The credit utilization ratio is the percentage of a borrower’s total available credit that is currently being utilized. The credit utilization ratio is a component used by credit reporting agencies in calculating a borrower’s credit score. Lowering the credit utilization ratio can help a borrower to improve their credit score.
How Credit Utilization Ratio Works
The credit utilization ratio is typically focused primarily on a borrower’s revolving credit. It is a calculation that represents the total debt a borrower is utilizing in comparison to the total revolving credit that they have been approved for by credit issuers.
- A person’s credit utilization ratio will go up and down with payments and purchases.
- Credit utilization is one factor in how credit bureaus calculate a credit score for a borrower.

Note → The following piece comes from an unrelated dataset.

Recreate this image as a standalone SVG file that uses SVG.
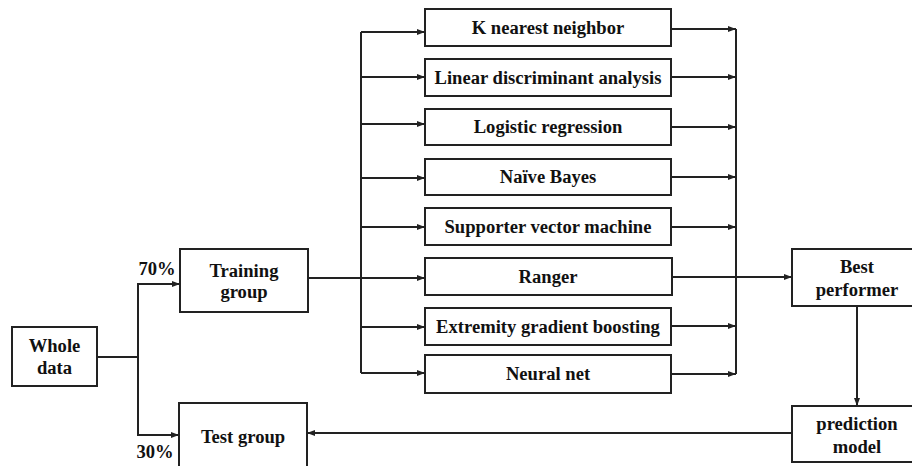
<svg xmlns="http://www.w3.org/2000/svg" width="912" height="466" viewBox="0 0 912 466">
<style>
.box{fill:#fff;stroke:#222;stroke-width:2}
.t{font-family:'Liberation Serif','Times New Roman','DejaVu Serif',serif;font-weight:700;font-size:18.6px;fill:#111;text-anchor:middle}
.c{fill:none;stroke:#222;stroke-width:2}
</style>
<defs>
<marker id="ah" markerUnits="userSpaceOnUse" markerWidth="8" markerHeight="8" viewBox="0 0 8 8" refX="8" refY="4" orient="auto">
<path d="M0,1 L8,4 L0,7 Z" fill="#222"/>
</marker>
</defs>
<rect width="912" height="466" fill="#fff"/>
<g id="connectors">
<path class="c" d="M97,357 H138 V284 H180" marker-end="url(#ah)"/>
<path class="c" d="M138,357 V435 H179" marker-end="url(#ah)"/>
<path class="c" d="M308,278 H425" marker-end="url(#ah)"/>
<path class="c" d="M361,32 V373"/>
<path class="c" d="M361,32 H425" marker-end="url(#ah)"/>
<path class="c" d="M361,77 H425" marker-end="url(#ah)"/>
<path class="c" d="M361,124 H425" marker-end="url(#ah)"/>
<path class="c" d="M361,178 H425" marker-end="url(#ah)"/>
<path class="c" d="M361,227 H425" marker-end="url(#ah)"/>
<path class="c" d="M361,327 H425" marker-end="url(#ah)"/>
<path class="c" d="M361,373 H425" marker-end="url(#ah)"/>
<path class="c" d="M736,29 V374"/>
<path class="c" d="M671,29 H736" marker-end="url(#ah)"/>
<path class="c" d="M671,77 H736" marker-end="url(#ah)"/>
<path class="c" d="M671,127 H736" marker-end="url(#ah)"/>
<path class="c" d="M671,177 H736" marker-end="url(#ah)"/>
<path class="c" d="M671,227 H736" marker-end="url(#ah)"/>
<path class="c" d="M671,326 H736" marker-end="url(#ah)"/>
<path class="c" d="M671,374 H736" marker-end="url(#ah)"/>
<path class="c" d="M672,277 H792" marker-end="url(#ah)"/>
<path class="c" d="M857,306 V406" marker-end="url(#ah)"/>
<path class="c" d="M792,433 H307" marker-end="url(#ah)"/>
</g>
<g id="whole">
<rect class="box" x="12" y="327" width="85" height="59"/>
<text class="t" x="54.5" y="352">Whole</text>
<text class="t" x="54.5" y="374">data</text>
</g>
<text class="t" x="157" y="275">70%</text>
<text class="t" x="155" y="458">30%</text>
<g id="training">
<rect class="box" x="180" y="249" width="128" height="63"/>
<text class="t" x="244" y="277">Training</text>
<text class="t" x="244" y="298">group</text>
</g>
<g id="test">
<rect class="box" x="179" y="403" width="128" height="70"/>
<text class="t" x="243" y="443">Test group</text>
</g>
<g id="knn"><rect class="box" x="425" y="9" width="246" height="37"/><text class="t" x="548" y="34">K nearest neighbor</text></g>
<g id="lda"><rect class="box" x="425" y="59" width="246" height="37"/><text class="t" x="548" y="84">Linear discriminant analysis</text></g>
<g id="lr"><rect class="box" x="425" y="109" width="246" height="36"/><text class="t" x="548" y="133">Logistic regression</text></g>
<g id="nb"><rect class="box" x="425" y="159" width="246" height="36"/><text class="t" x="548" y="183">Naïve Bayes</text></g>
<g id="svm"><rect class="box" x="425" y="208" width="246" height="37"/><text class="t" x="548" y="233">Supporter vector machine</text></g>
<g id="ranger"><rect class="box" x="425" y="258" width="247" height="37"/><text class="t" x="548" y="283">Ranger</text></g>
<g id="xgb"><rect class="box" x="425" y="308" width="246" height="37"/><text class="t" x="548" y="333">Extremity gradient boosting</text></g>
<g id="nn"><rect class="box" x="425" y="355" width="246" height="38"/><text class="t" x="548" y="380">Neural net</text></g>
<g id="best">
<rect class="box" x="792" y="249" width="125" height="57"/>
<text class="t" x="857" y="273">Best</text>
<text class="t" x="857" y="296">performer</text>
</g>
<g id="pred">
<rect class="box" x="792" y="406" width="125" height="56"/>
<text class="t" x="857" y="430">prediction</text>
<text class="t" x="857" y="453">model</text>
</g>
</svg>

- It is advised that borrowers pay attention to their credit utilization ratio as a high ratio can reflect poorly on a person’s credit score.

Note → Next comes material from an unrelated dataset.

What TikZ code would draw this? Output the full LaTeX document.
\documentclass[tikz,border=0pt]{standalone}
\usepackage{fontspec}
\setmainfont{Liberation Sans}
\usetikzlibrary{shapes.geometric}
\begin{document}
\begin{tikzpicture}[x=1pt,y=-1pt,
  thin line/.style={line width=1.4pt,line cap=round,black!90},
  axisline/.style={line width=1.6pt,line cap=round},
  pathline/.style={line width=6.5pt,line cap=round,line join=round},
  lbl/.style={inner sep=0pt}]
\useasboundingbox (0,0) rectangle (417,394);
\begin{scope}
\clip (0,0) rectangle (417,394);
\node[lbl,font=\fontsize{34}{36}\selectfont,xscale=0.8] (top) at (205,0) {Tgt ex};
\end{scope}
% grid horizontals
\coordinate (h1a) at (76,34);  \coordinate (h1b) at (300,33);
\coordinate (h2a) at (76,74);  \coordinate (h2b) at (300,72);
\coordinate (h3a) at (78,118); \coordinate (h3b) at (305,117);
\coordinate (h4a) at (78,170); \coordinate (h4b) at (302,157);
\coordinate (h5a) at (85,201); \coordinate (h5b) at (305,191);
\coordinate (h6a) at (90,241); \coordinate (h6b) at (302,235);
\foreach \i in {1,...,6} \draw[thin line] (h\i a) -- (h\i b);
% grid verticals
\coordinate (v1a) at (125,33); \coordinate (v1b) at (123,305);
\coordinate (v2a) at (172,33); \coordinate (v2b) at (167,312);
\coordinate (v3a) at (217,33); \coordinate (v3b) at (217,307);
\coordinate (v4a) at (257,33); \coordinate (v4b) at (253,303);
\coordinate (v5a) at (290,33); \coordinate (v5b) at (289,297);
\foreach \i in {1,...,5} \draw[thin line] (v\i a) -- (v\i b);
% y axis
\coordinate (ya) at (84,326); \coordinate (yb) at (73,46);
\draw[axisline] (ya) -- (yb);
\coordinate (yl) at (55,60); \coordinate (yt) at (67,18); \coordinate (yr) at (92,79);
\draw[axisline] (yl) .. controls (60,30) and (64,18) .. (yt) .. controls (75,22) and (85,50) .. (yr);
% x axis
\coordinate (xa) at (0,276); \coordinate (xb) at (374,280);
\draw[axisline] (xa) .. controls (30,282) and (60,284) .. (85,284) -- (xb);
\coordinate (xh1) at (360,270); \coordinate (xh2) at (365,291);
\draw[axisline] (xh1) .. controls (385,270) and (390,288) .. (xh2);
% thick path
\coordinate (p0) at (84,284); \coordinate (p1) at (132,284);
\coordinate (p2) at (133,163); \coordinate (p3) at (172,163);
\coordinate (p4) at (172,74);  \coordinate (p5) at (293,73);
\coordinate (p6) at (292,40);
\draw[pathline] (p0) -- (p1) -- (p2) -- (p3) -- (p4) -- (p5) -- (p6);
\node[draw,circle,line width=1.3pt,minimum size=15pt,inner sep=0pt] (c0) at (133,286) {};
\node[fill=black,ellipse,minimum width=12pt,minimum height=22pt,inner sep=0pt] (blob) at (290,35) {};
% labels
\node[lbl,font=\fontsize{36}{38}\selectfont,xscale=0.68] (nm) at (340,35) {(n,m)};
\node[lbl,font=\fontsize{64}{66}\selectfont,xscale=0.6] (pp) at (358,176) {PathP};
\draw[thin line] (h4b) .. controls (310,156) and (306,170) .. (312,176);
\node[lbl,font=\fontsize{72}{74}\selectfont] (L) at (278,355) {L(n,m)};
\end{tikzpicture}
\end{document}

When managing credit balances a borrower should also know their current debt to income ratio, which takes into consideration both revolving and non-revolving credit and is another factor that is considered when submitting a credit application.
An Example of Credit Utilization Ratio
Below is an example of how a credit utilization ratio is calculated. Say a borrower has three credit cards with different revolving credit limits.

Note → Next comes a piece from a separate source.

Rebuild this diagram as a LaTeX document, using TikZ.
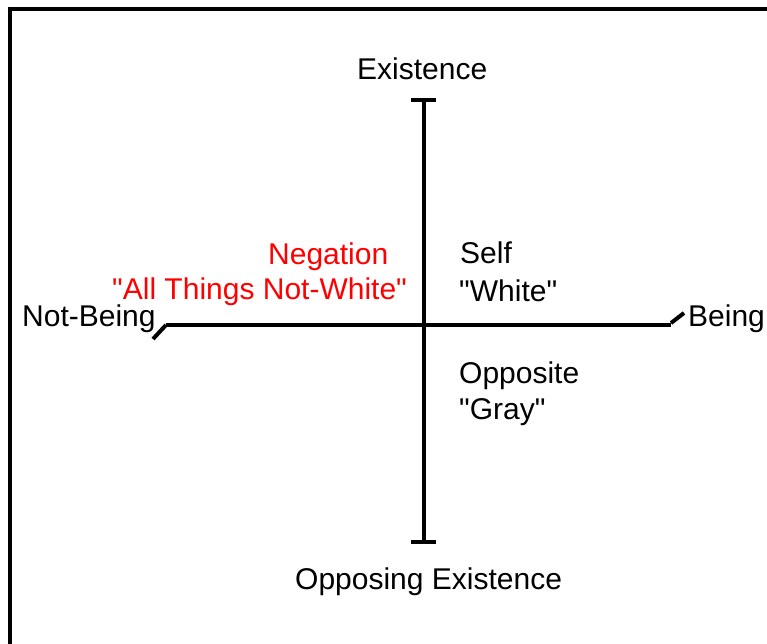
\documentclass[tikz,border=0pt]{standalone}
\usepackage{fontspec}
\setmainfont{Liberation Sans}[Ligatures=TeXOff]
\begin{document}
\begin{tikzpicture}[x=1pt,y=-1pt,
  lbl/.style={anchor=base west,inner sep=0pt,font=\fontsize{30}{34}\selectfont},
  neg/.style={lbl,text={rgb,255:red,255;green,0;blue,0}},
  axis/.style={line width=4pt,black},
  frame/.style={line width=4pt,black}]
\useasboundingbox (0,0) rectangle (767,644);
\clip (0,0) rectangle (767,644);
% frame
\coordinate (fbl) at (10,660);
\coordinate (ftl) at (10,9);
\coordinate (ftr) at (780,9);
\draw[frame] (fbl) -- (ftl) -- (ftr);
% axes
\coordinate (top) at (424,100);
\coordinate (bot) at (424,542);
\coordinate (left) at (166,325);
\coordinate (right) at (671,325);
\draw[axis] (top) -- (bot);
\draw[axis] ([xshift=-13pt]top) -- ([xshift=12pt]top);
\draw[axis] ([xshift=-13pt]bot) -- ([xshift=12pt]bot);
\draw[axis] (left) -- (right);
\coordinate (lslash) at (153,339);
\coordinate (rslash) at (684,313);
\draw[axis] (left) -- (lslash);
\draw[axis] ([yshift=2pt]right) -- (rslash);
% labels
\node[lbl] (exist) at (357,80) {Existence};
\node[lbl] (opp) at (295,589) {Opposing Existence};
\node[lbl] (notb) at (22,326) {Not-Being};
\node[lbl] (being) at (688,326) {Being};
\node[neg] (negation) at (268,264) {Negation};
\node[neg] (allthings) at (112,299) {"All Things Not-White"};
\node[lbl] (self) at (460,263) {Self};
\node[lbl] (white) at (459,301) {"White"};
\node[lbl] (opposite) at (459,383) {Opposite};
\node[lbl] (gray) at (459,419) {"Gray"};
\end{tikzpicture}
\end{document}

- Card 1: Credit line $5,000, balance $1,000
- Card 2: Credit line $10,000, balance $2,500
- Card 3: Credit line $8,000, balance $4,000
The total revolving credit across all three cards is $5,000 + $10,000 + $8,000 = $23,000. The total credit used is $1,000 + $2,500 + $4,000 = $7,500. Therefore, the credit utilization ratio is $7,500 divided by $23,000, or 32.6%.
How Credit Utilization Impacts Borrowers
A borrower’s credit utilization ratio will vary over time as borrowers make purchases and payments. The total outstanding balance that is due on a revolving credit account is reported to credit agencies at various times throughout the month.
Some lenders report to credit reporting agencies at the time a statement is issued to a borrower while others choose to report on a designated day of each month.
The timeframe used by lenders for reporting credit balances to an agency can affect a borrower’s credit utilization levels. Therefore, borrowers seeking to decrease their credit utilization must have patience and expect that it may take two to three credit statement cycles for credit utilization levels to decrease when debt is being paid down.
Shifting credit card balances from an existing card to another will not change the credit utilization ratio, as it looks at the total amount of debt outstanding divided by your total credit card limits. Transferring balances to lower interest credit cards, however, could be beneficial in the long-term since lower interest accumulation can keep balances down.
Closing a credit card account that you no longer use can hurt your credit score by reducing your total available credit. Thus, if you continue to charge the same amount or carry the same balance on your remaining accounts, your credit utilization ratio would increase, and your score may go down.
Inversely, adding a new credit card will help to lower your credit utilization ratio. However, while new cards can be beneficial for credit utilization, they may adversely affect your credit score through increased inquiries and lower average account longevity.